Meski demikian, program mengatasi kemacetan itu sampai sejauh ini dinilai belum berhasil. Hal itu terbukti dari gagalnya pengadaan bus pada tahun 2013, yang berujung pada mencuatnya kasus bus berkarat.
Salah satu pengusaha metromini, Azas Tigor Nainggolan, menganggap gagalnya pengadaan bus merupakan akibat dari penerapan kebijakan yang salah. Menurut Tigor, seharusnya pengadaan bus tidak dilakukan langsung oleh Pemerintah Provinsi DKI Jakarta.
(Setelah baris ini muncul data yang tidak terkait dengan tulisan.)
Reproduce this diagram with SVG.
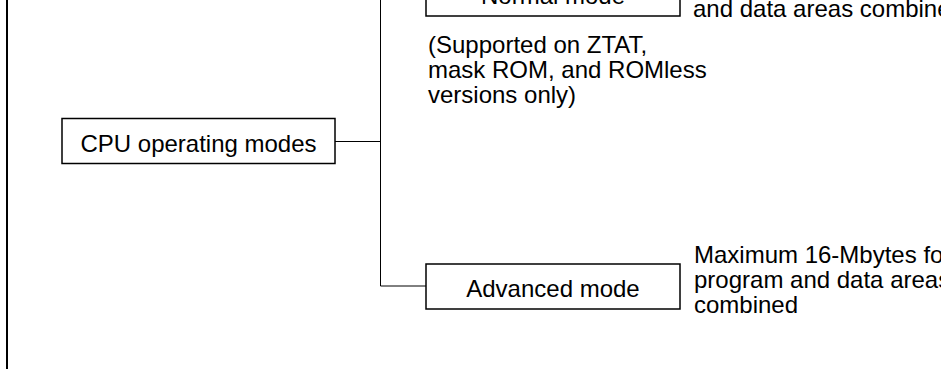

Seharusnya, kata dia, Pemprov DKI menyerahkan saja proses pengadaan bus ke pengusaha angkutan. Adapun peran Pemprov DKI adalah sebagai pihak penjamin, terutama yang menyangkut tentang bunga di bank dan pajak bea masuk kendaraan.
"Seharusnya pemerintah menjadi penjamin bagi para pengusaha. Misalnya dalam hal pengadaan bus, yang beli busnya pengusaha, tetapi Pemprov yang bayar bunga banknya. Terus pajak bea masuknya, Pemprov bisa bantu melobi ke pemerintah pusat supaya pajaknya dibuat nol persen sehingga harganya murah. Jadi, pengusaha bisa melakukan peremajaan bus," kata Tigor kepada Kompas.com.
Tigor mengatakan, apabila Pemprov DKI bisa menjadi pihak penjamin dalam hal bunga bank dan bea masuk, ia yakin para pengusaha angkutan umum akan bersedia meremajakan kendaraan miliknya.
Pada dasarnya, kata Tigor, pengusaha angkutan umum tidak pernah merasa keberatan untuk meremajakan angkutan miliknya. Namun, tentu saja hal itu harus dibarengi dengan bantuan dari pemerintah.
"Kami mau saja ganti bus, tetapi ya mohon bantuan juga dari pemerintah. Pemprov harus membantu para pengusaha angkutan. Jangan sampai juga Pemprov membiarkan masuknya operator baru, tetapi operator lama ditelantarkan," ujar mantan Ketua Dewan Transportasi Kota Jakarta (DTKJ) itu.
Sebagai informasi, Pemprov DKI pada akhir 2013 membeli 450 bus buatan Tiongkok bermerek Ankai dan Yutong. Namun, pada perkembangannya, beberapa bus ditemukan dalam kondisi tak layak karena beberapa komponen berkarat.
Akibatnya, Pemprov DKI enggan melunasi pembayaran bus. Ratusan bus pun hingga saat ini tak bisa digunakan dan teronggok begitu saja di depo bus milik PPD di Ciputat. Kegagalan pengadaan bus pun akhirnya menggelinding ke ranah hukum.
Ada beberapa pejabat di lingkungan Dinas Perhubungan DKI yang ditetapkan sebagai tersangka atas dugaan mark-up, salah satunya mantan Kepala Dinas Perhubungan DKI Jakarta, Udar Pristono.